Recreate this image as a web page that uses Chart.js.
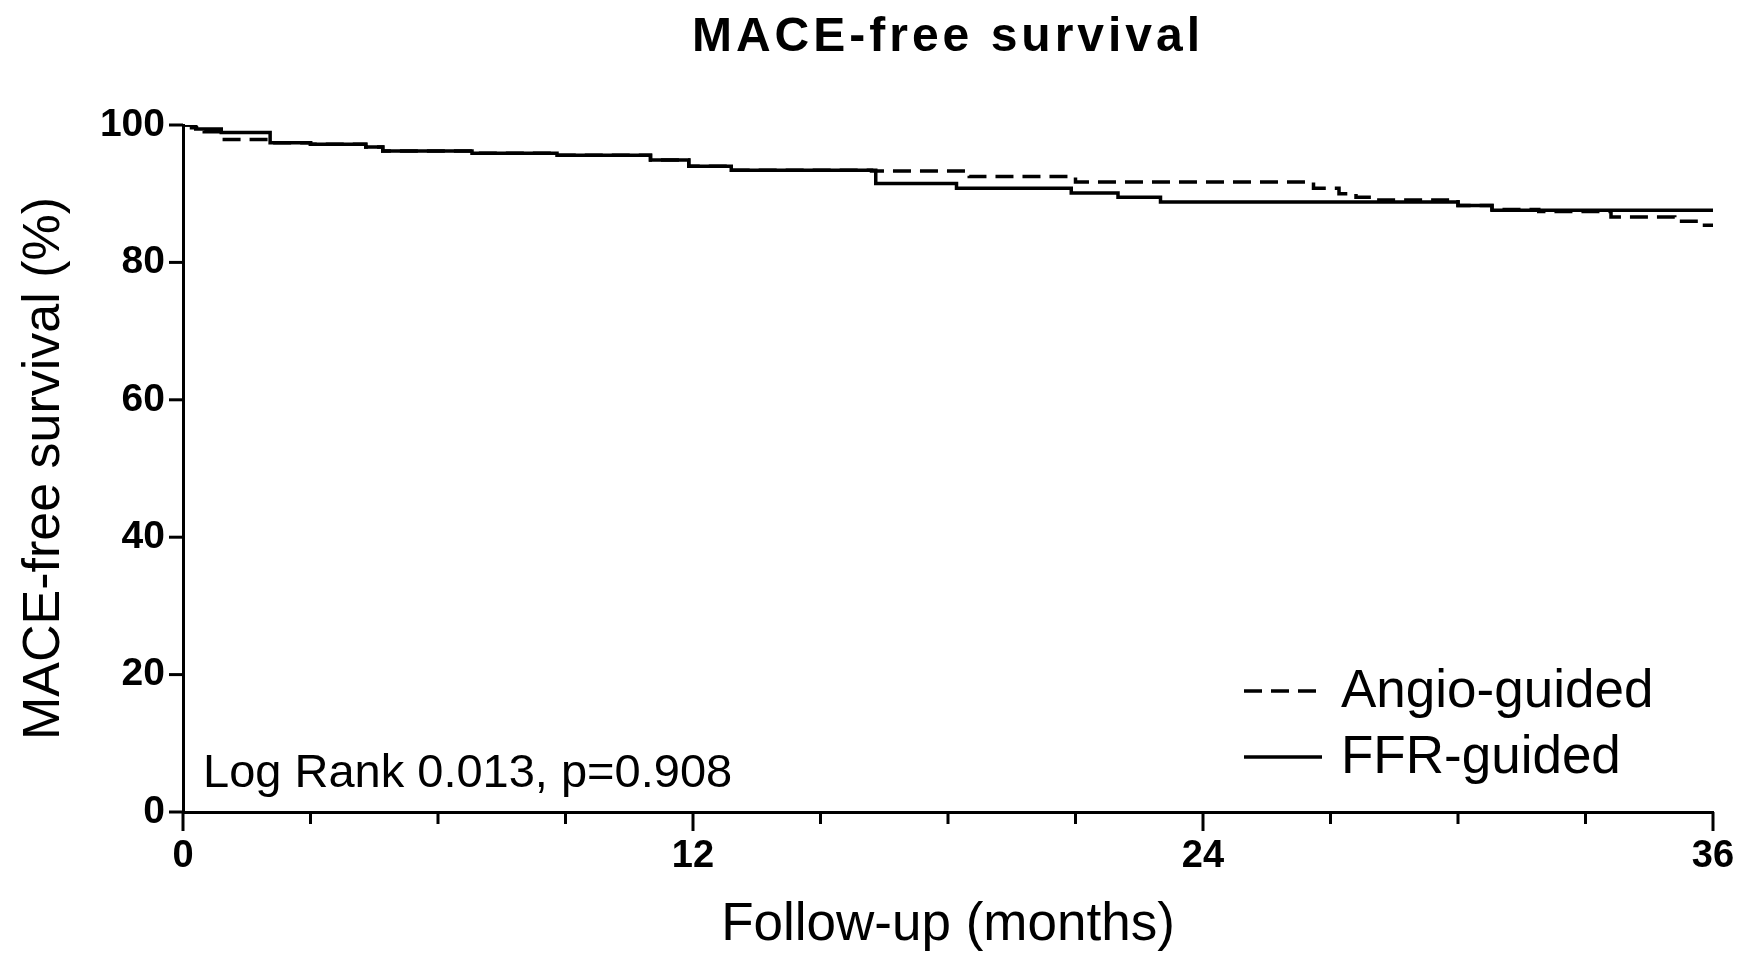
<!DOCTYPE html>
<html>
<head>
<meta charset="utf-8">
<title>MACE-free survival</title>
<script src="https://cdn.jsdelivr.net/npm/chart.js@4.4.0/dist/chart.umd.min.js"></script>
<style>
  html, body { margin: 0; padding: 0; background: #fff; }
  #wrap { width: 1742px; height: 960px; position: relative; }
</style>
</head>
<body>
<div id="wrap"><canvas id="kmChart"></canvas></div>
<script>
/* Kaplan-Meier steps: month of event and survival (%) right after it */
const angioMonths   = [0, 0.2, 0.5, 0.9, 2.05, 3.0, 4.3, 4.7, 6.8, 8.8, 11.0, 11.9, 12.9, 16.2, 18.5, 21.0, 26.6, 27.2, 27.6, 28.0, 30.0, 30.8, 31.9, 33.6, 35.1, 35.8, 36];
const angioSurvival = [100, 99.6, 99.0, 97.9, 97.4, 97.2, 96.8, 96.2, 95.9, 95.6, 94.9, 94.0, 93.4, 93.3, 92.5, 91.7, 90.8, 90.0, 89.5, 89.1, 88.3, 87.7, 87.4, 86.6, 86.0, 85.4, 85.4];

const ffrMonths   = [0, 0.3, 0.9, 2.05, 3.0, 4.3, 4.7, 6.8, 8.8, 11.0, 11.9, 12.9, 16.3, 18.2, 20.9, 22.0, 23.0, 30.0, 30.8, 36];
const ffrSurvival = [100, 99.4, 98.9, 97.4, 97.2, 96.8, 96.2, 95.9, 95.6, 94.9, 94.0, 93.4, 91.5, 90.8, 90.1, 89.5, 88.8, 88.3, 87.6, 87.6];

const xTickValues = [0, 3, 6, 9, 12, 15, 18, 21, 24, 27, 30, 33, 36];
const xLabelled   = [0, 12, 24, 36];
const yTickValues = [0, 20, 40, 60, 80, 100];

const chartTitle = 'MACE-free survival';
const logRankText = 'Log Rank 0.013, p=0.908';

const FONT = '"Liberation Sans", Arial, Helvetica, sans-serif';

let toPoints = (months, surv) => months.map((m, i) => ({x: m, y: surv[i]}));

// tick marks, title, log-rank note and legend drawn on top
const extras = {
  id: 'extras',
  afterDraw(chart) {
    const {ctx, chartArea: a, scales: {x, y}} = chart;
    ctx.save();
    ctx.strokeStyle = '#000';
    ctx.fillStyle = '#000';
    ctx.lineWidth = 3;
    xTickValues.forEach(v => {
      const px = x.getPixelForValue(v);
      const len = xLabelled.includes(v) ? 19 : 12;
      ctx.beginPath(); ctx.moveTo(px, a.bottom); ctx.lineTo(px, a.bottom + len); ctx.stroke();
    });
    yTickValues.forEach(v => {
      const py = y.getPixelForValue(v);
      ctx.beginPath(); ctx.moveTo(a.left, py); ctx.lineTo(a.left - 14, py); ctx.stroke();
    });

    ctx.textBaseline = 'middle';
    ctx.textAlign = 'center';
    ctx.font = 'bold 48px ' + FONT;
    ctx.letterSpacing = '4px';
    ctx.fillText(chartTitle, (a.left + a.right) / 2, 38);
    ctx.letterSpacing = '0px';

    ctx.textAlign = 'left';
    ctx.font = '47px ' + FONT;
    ctx.fillText(logRankText, a.left + 20, 774);

    chart.data.datasets.forEach((ds, i) => {
      const ly = 691 + i * 66;
      ctx.lineWidth = ds.borderWidth;
      ctx.setLineDash(ds.borderDash || []);
      ctx.beginPath(); ctx.moveTo(1244, ly); ctx.lineTo(1322, ly); ctx.stroke();
      ctx.setLineDash([]);
      ctx.font = '53px ' + FONT;
      ctx.fillText(ds.label, 1341, ly + 1);
    });
    ctx.restore();
  }
};

const config = {
  type: 'line',
  data: {
    datasets: [{
      label: 'Angio-guided',
      data: toPoints(angioMonths, angioSurvival),
      borderColor: '#000',
      borderWidth: 3.5,
      borderDash: [18, 9],
      stepped: true,
      pointRadius: 0,
      fill: false
    }, {
      label: 'FFR-guided',
      data: toPoints(ffrMonths, ffrSurvival),
      borderColor: '#000',
      borderWidth: 3.5,
      stepped: true,
      pointRadius: 0,
      fill: false
    }]
  },
  options: {
    responsive: true,
    maintainAspectRatio: false,
    animation: false,
    layout: { padding: { top: 125, right: 29, left: 0, bottom: 0 } },
    plugins: {
      legend: { display: false },
      tooltip: { enabled: false }
    },
    scales: {
      x: {
        type: 'linear',
        min: 0,
        max: 36,
        afterFit: (s) => { s.height = 148; s.paddingLeft = 0; s.paddingRight = 0; },
        afterBuildTicks: (s) => { s.ticks = xTickValues.map(v => ({value: v})); },
        ticks: {
          color: '#000',
          font: { family: FONT, size: 38, weight: 'bold' },
          padding: 22,
          maxRotation: 0,
          autoSkip: false,
          callback: (v) => xLabelled.includes(v) ? String(v) : ''
        },
        grid: { display: false, drawTicks: false },
        border: { display: true, color: '#000', width: 3 },
        title: {
          display: true,
          text: 'Follow-up (months)',
          color: '#000',
          font: { family: FONT, size: 53 },
          padding: { top: 0, bottom: 3 }
        }
      },
      y: {
        min: 0,
        max: 100,
        afterFit: (s) => { s.width = 183; s.paddingTop = 0; s.paddingBottom = 0; },
        afterBuildTicks: (s) => { s.ticks = yTickValues.map(v => ({value: v})); },
        ticks: {
          color: '#000',
          font: { family: FONT, size: 39, weight: 'bold' },
          padding: 18
        },
        grid: { display: false, drawTicks: false },
        border: { display: true, color: '#000', width: 3 },
        title: {
          display: true,
          text: 'MACE-free survival (%)',
          color: '#000',
          font: { family: FONT, size: 52 },
          padding: { top: 13, bottom: 0 }
        }
      }
    }
  },
  plugins: [extras]
};

const chart = new Chart(document.getElementById('kmChart'), config);
</script>
</body>
</html>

___

**WHAT YOU HAVE TO DO:**
Print out the whole of the material word for word, without pictures.

**TASK SOLUTION:**
Recreate this image as a web page that uses Chart.js.
<!DOCTYPE html>
<html>
<head>
<meta charset="utf-8">
<title>MACE-free survival</title>
<script src="https://cdn.jsdelivr.net/npm/chart.js@4.4.0/dist/chart.umd.min.js"></script>
<style>
  html, body { margin: 0; padding: 0; background: #fff; }
  #wrap { width: 1742px; height: 960px; position: relative; }
</style>
</head>
<body>
<div id="wrap"><canvas id="kmChart"></canvas></div>
<script>
/* Kaplan-Meier steps: month of event and survival (%) right after it */
const angioMonths   = [0, 0.2, 0.5, 0.9, 2.05, 3.0, 4.3, 4.7, 6.8, 8.8, 11.0, 11.9, 12.9, 16.2, 18.5, 21.0, 26.6, 27.2, 27.6, 28.0, 30.0, 30.8, 31.9, 33.6, 35.1, 35.8, 36];
const angioSurvival = [100, 99.6, 99.0, 97.9, 97.4, 97.2, 96.8, 96.2, 95.9, 95.6, 94.9, 94.0, 93.4, 93.3, 92.5, 91.7, 90.8, 90.0, 89.5, 89.1, 88.3, 87.7, 87.4, 86.6, 86.0, 85.4, 85.4];

const ffrMonths   = [0, 0.3, 0.9, 2.05, 3.0, 4.3, 4.7, 6.8, 8.8, 11.0, 11.9, 12.9, 16.3, 18.2, 20.9, 22.0, 23.0, 30.0, 30.8, 36];
const ffrSurvival = [100, 99.4, 98.9, 97.4, 97.2, 96.8, 96.2, 95.9, 95.6, 94.9, 94.0, 93.4, 91.5, 90.8, 90.1, 89.5, 88.8, 88.3, 87.6, 87.6];

const xTickValues = [0, 3, 6, 9, 12, 15, 18, 21, 24, 27, 30, 33, 36];
const xLabelled   = [0, 12, 24, 36];
const yTickValues = [0, 20, 40, 60, 80, 100];

const chartTitle = 'MACE-free survival';
const logRankText = 'Log Rank 0.013, p=0.908';

const FONT = '"Liberation Sans", Arial, Helvetica, sans-serif';

let toPoints = (months, surv) => months.map((m, i) => ({x: m, y: surv[i]}));

// tick marks, title, log-rank note and legend drawn on top
const extras = {
  id: 'extras',
  afterDraw(chart) {
    const {ctx, chartArea: a, scales: {x, y}} = chart;
    ctx.save();
    ctx.strokeStyle = '#000';
    ctx.fillStyle = '#000';
    ctx.lineWidth = 3;
    xTickValues.forEach(v => {
      const px = x.getPixelForValue(v);
      const len = xLabelled.includes(v) ? 19 : 12;
      ctx.beginPath(); ctx.moveTo(px, a.bottom); ctx.lineTo(px, a.bottom + len); ctx.stroke();
    });
    yTickValues.forEach(v => {
      const py = y.getPixelForValue(v);
      ctx.beginPath(); ctx.moveTo(a.left, py); ctx.lineTo(a.left - 14, py); ctx.stroke();
    });

    ctx.textBaseline = 'middle';
    ctx.textAlign = 'center';
    ctx.font = 'bold 48px ' + FONT;
    ctx.letterSpacing = '4px';
    ctx.fillText(chartTitle, (a.left + a.right) / 2, 38);
    ctx.letterSpacing = '0px';

    ctx.textAlign = 'left';
    ctx.font = '47px ' + FONT;
    ctx.fillText(logRankText, a.left + 20, 774);

    chart.data.datasets.forEach((ds, i) => {
      const ly = 691 + i * 66;
      ctx.lineWidth = ds.borderWidth;
      ctx.setLineDash(ds.borderDash || []);
      ctx.beginPath(); ctx.moveTo(1244, ly); ctx.lineTo(1322, ly); ctx.stroke();
      ctx.setLineDash([]);
      ctx.font = '53px ' + FONT;
      ctx.fillText(ds.label, 1341, ly + 1);
    });
    ctx.restore();
  }
};

const config = {
  type: 'line',
  data: {
    datasets: [{
      label: 'Angio-guided',
      data: toPoints(angioMonths, angioSurvival),
      borderColor: '#000',
      borderWidth: 3.5,
      borderDash: [18, 9],
      stepped: true,
      pointRadius: 0,
      fill: false
    }, {
      label: 'FFR-guided',
      data: toPoints(ffrMonths, ffrSurvival),
      borderColor: '#000',
      borderWidth: 3.5,
      stepped: true,
      pointRadius: 0,
      fill: false
    }]
  },
  options: {
    responsive: true,
    maintainAspectRatio: false,
    animation: false,
    layout: { padding: { top: 125, right: 29, left: 0, bottom: 0 } },
    plugins: {
      legend: { display: false },
      tooltip: { enabled: false }
    },
    scales: {
      x: {
        type: 'linear',
        min: 0,
        max: 36,
        afterFit: (s) => { s.height = 148; s.paddingLeft = 0; s.paddingRight = 0; },
        afterBuildTicks: (s) => { s.ticks = xTickValues.map(v => ({value: v})); },
        ticks: {
          color: '#000',
          font: { family: FONT, size: 38, weight: 'bold' },
          padding: 22,
          maxRotation: 0,
          autoSkip: false,
          callback: (v) => xLabelled.includes(v) ? String(v) : ''
        },
        grid: { display: false, drawTicks: false },
        border: { display: true, color: '#000', width: 3 },
        title: {
          display: true,
          text: 'Follow-up (months)',
          color: '#000',
          font: { family: FONT, size: 53 },
          padding: { top: 0, bottom: 3 }
        }
      },
      y: {
        min: 0,
        max: 100,
        afterFit: (s) => { s.width = 183; s.paddingTop = 0; s.paddingBottom = 0; },
        afterBuildTicks: (s) => { s.ticks = yTickValues.map(v => ({value: v})); },
        ticks: {
          color: '#000',
          font: { family: FONT, size: 39, weight: 'bold' },
          padding: 18
        },
        grid: { display: false, drawTicks: false },
        border: { display: true, color: '#000', width: 3 },
        title: {
          display: true,
          text: 'MACE-free survival (%)',
          color: '#000',
          font: { family: FONT, size: 52 },
          padding: { top: 13, bottom: 0 }
        }
      }
    }
  },
  plugins: [extras]
};

const chart = new Chart(document.getElementById('kmChart'), config);
</script>
</body>
</html>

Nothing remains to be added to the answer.